Kicking off another year of reviews of comics by alumni and current students of the Center for Cartoon Studies, let's begin with a long-time favorite: Denis St. John. One of a few CCS alums specializing in horror and monsters, St. John has always brought a cartoony and playful edge to his work. His newest, Heart Of The Night Monster, is no exception. One of the things that makes his comics work is that while there are monsters and weird supernatural elements, they are always grounded in the foibles of his human characters. In this comic, the main character is a borderline-feral woman named Rowan. She's obsessed with being in the forest but has no actual idea how to survive there.
St. John has a way of stacking true weirdness on top of awkwardness. For example, after she's seen shoplifting and biting the shopkeeper, she feeds some bread to a strange little monster. When the cops catch her, she sees the outline of a larger version of that creature above the forest. Rowan is mentally ill and totally unstable, but she is disinterested in living any kind of normal life and only wants to be in the forest. When she bolts from her treatment facility, she immediately heads for the woods. Once again, she has no clue or plan, and she is attacked and nearly suffocated by a tree with plastic bags. A monster emerges to save her, cutting her from the tree and dousing her in a river, melting the bags away.

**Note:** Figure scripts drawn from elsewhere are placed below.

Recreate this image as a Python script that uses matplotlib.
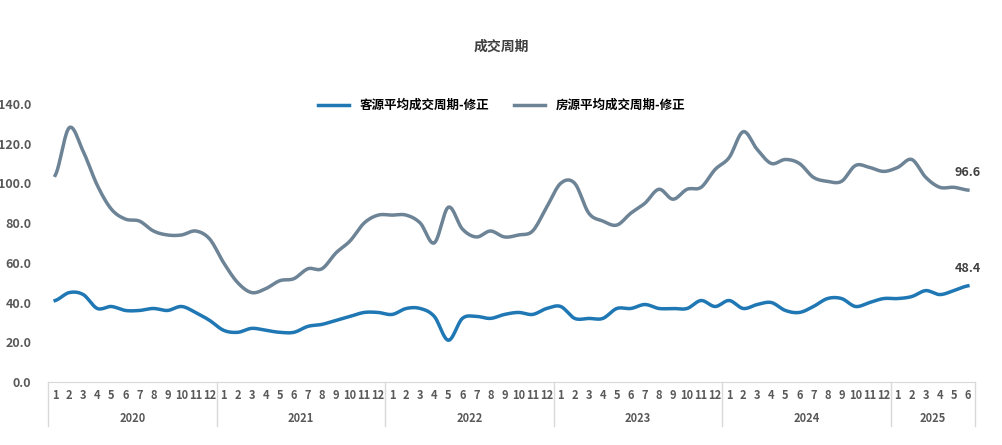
import matplotlib.pyplot as plt
import numpy as np

plt.rcParams['font.family'] = ['Noto Sans CJK SC', 'DejaVu Sans']

years = ['2020', '2021', '2022', '2023', '2024', '2025']
months_per_year = [12, 12, 12, 12, 12, 6]
buyer = [41, 45, 44, 37, 38, 36, 36, 37, 36, 38, 35, 31,
         26, 25, 27, 26, 25, 25, 28, 29, 31, 33, 35, 35,
         34, 37, 37, 33, 21, 32, 33, 32, 34, 35, 34, 37,
         38, 32, 32, 32, 37, 37, 39, 37, 37, 37, 41, 38,
         41, 37, 39, 40, 36, 35, 38, 42, 42, 38, 40, 42,
         42, 43, 46, 44, 46, 48.4]
house = [104, 128, 116, 99, 87, 82, 81, 76, 74, 74, 76, 72,
         60, 50, 45, 47, 51, 52, 57, 57, 65, 71, 80, 84,
         84, 84, 80, 70, 88, 77, 73, 76, 73, 74, 76, 88,
         100, 100, 85, 81, 79, 85, 90, 97, 92, 97, 98, 107,
         113, 126, 117, 110, 112, 110, 103, 101, 101, 109, 108, 106,
         108, 112, 103, 98, 98, 96.6]
labels = ['客源平均成交周期-修正', '房源平均成交周期-修正']
colors = ['#1f77b4', '#6d8396']


def smooth(y, n=12):
    # Catmull-Rom spline through the points
    y = np.asarray(y, float)
    p = np.concatenate([[y[0]], y, [y[-1]]])
    xs, ys = [], []
    for i in range(len(y) - 1):
        t = np.linspace(0, 1, n, endpoint=False)
        p0, p1, p2, p3 = p[i], p[i + 1], p[i + 2], p[i + 3]
        v = 0.5 * ((2 * p1) + (-p0 + p2) * t + (2 * p0 - 5 * p1 + 4 * p2 - p3) * t ** 2
                   + (-p0 + 3 * p1 - 3 * p2 + p3) * t ** 3)
        xs.append(i + t)
        ys.append(v)
    xs.append([len(y) - 1])
    ys.append([y[-1]])
    return np.concatenate(xs), np.concatenate(ys)


fig = plt.figure(figsize=(10.03, 4.45), dpi=100)
ax = fig.add_axes([0.048, 0.1416, 0.924, 0.625])
n = len(buyer)
for data, lab, c in zip([buyer, house], labels, colors):
    sx, sy = smooth(data)
    ax.plot(sx, sy, color=c, lw=2.5, label=lab)
ax.annotate('%.1f' % house[-1], (n - 1, house[-1]), xytext=(0, 10), textcoords='offset points',
            ha='center', fontsize=9, fontweight='bold', color='#404040')
ax.annotate('%.1f' % buyer[-1], (n - 1, buyer[-1]), xytext=(0, 10), textcoords='offset points',
            ha='center', fontsize=9, fontweight='bold', color='#404040')

ax.set_xlim(-0.5, n - 0.5)
ax.set_ylim(0, 140)
ax.set_yticks(np.arange(0, 141, 20))
ax.set_yticklabels(['%.1f' % v for v in np.arange(0, 141, 20)], fontsize=9,
                   fontweight='bold', color='#595959')
ax.tick_params(axis='y', length=0, pad=12)
ax.set_xticks([])
for s in ['top', 'right', 'left']:
    ax.spines[s].set_visible(False)
ax.spines['bottom'].set_color('#d9d9d9')

# two-level category axis
tr = ax.get_xaxis_transform()
pos = 0
ax.plot([-0.5, -0.5], [0, -0.16], transform=tr, color='#d9d9d9', lw=1, clip_on=False)
for yr, m in zip(years, months_per_year):
    for k in range(m):
        ax.text(pos + k, -0.05, str(k + 1), transform=tr, ha='center', va='center',
                fontsize=8, fontweight='bold', color='#595959')
    ax.text(pos + (m - 1) / 2, -0.13, yr, transform=tr, ha='center', va='center',
            fontsize=8, fontweight='bold', color='#595959')
    pos += m
    ax.plot([pos - 0.5, pos - 0.5], [0, -0.16], transform=tr, color='#d9d9d9', lw=1, clip_on=False)

fig.text(0.5, 0.895, '成交周期', ha='center', va='center', fontsize=10, fontweight='bold', color='#404040')
fig.legend(loc='center', bbox_to_anchor=(0.5, 0.763), ncol=2, frameon=False, fontsize=9,
           handlelength=2.5, columnspacing=2, prop={'weight': 'bold', 'size': 9})
fig.savefig('out.png', dpi=100)
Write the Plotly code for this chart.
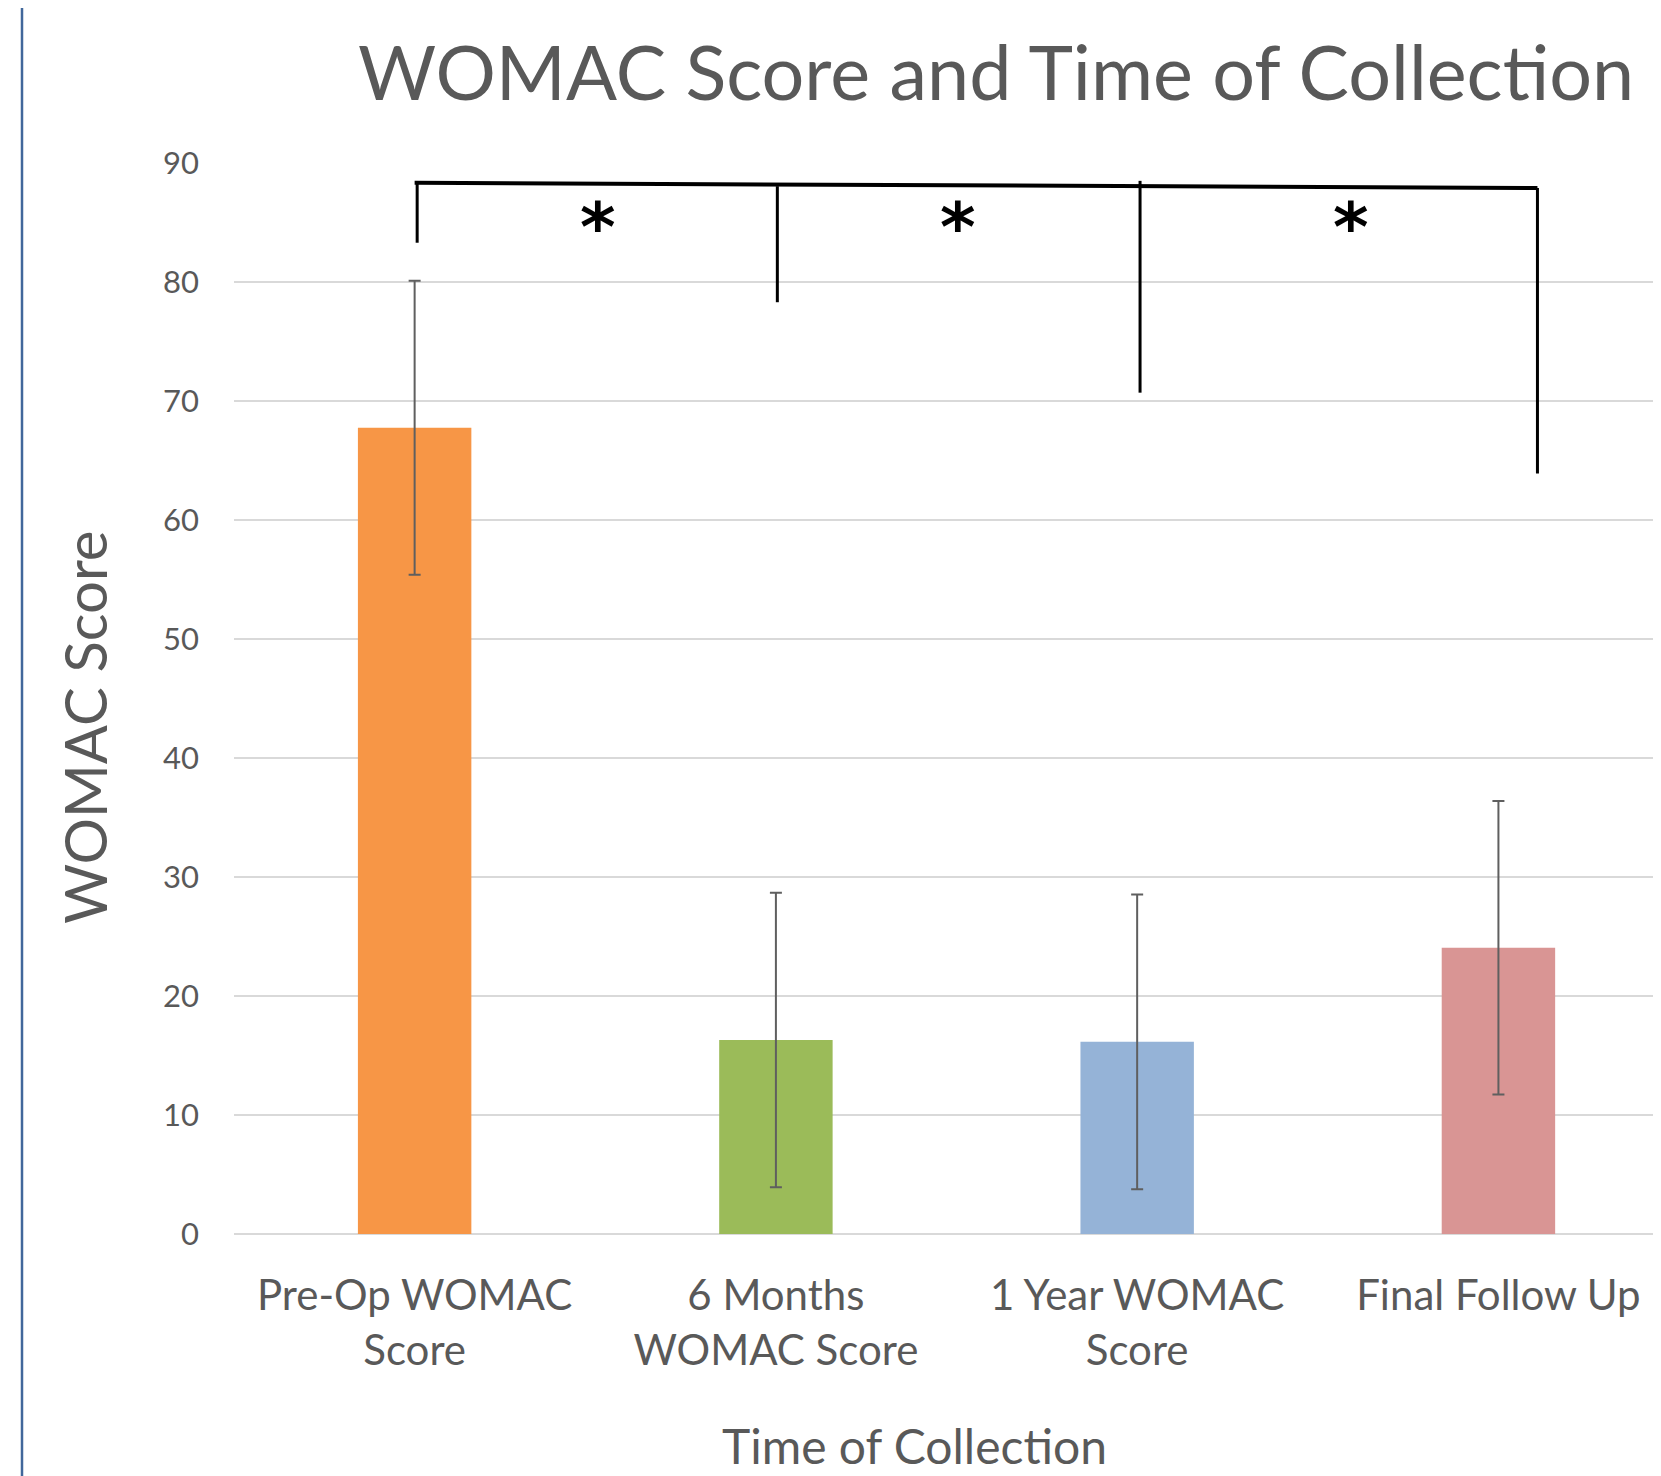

When found by the treatment facility, she's soaking wet and has trash in her hair, but she's sanguine about the whole experience. Her roommate, Elisa, demonstrates that she might be more than she seems. This wouldn't be surprising, given her resemblance to certain characters from prior St. John comics. Rowan thought she looked like the hostess of a creature-feature program named Hella'Rella, and St. John stapled in a "secret comic" that was a mini printed on newsprint. It featured a hilariously exaggerated adventure where the horror hostess encounters a Scooby-Doo gang and systemically kills them in all kinds of cheesy ways. It's a love letter to fun schlock. In this comic and the main story, St. John really excels with regard to character design. Bugged-out eyes and a certain rubbery quality in the characters' limbs add to that sense of magical realism. This worked decently enough as a one-shot, but it feels like there will be more chapters of this. That's fine by me, because this type of wandering narrative is St. John at his most interesting, as he introduces then contextualizes new elements. This is well-crafted and highly entertaining cheesy schlock that both celebrates and engages in the tropes that make this kind of horror fun.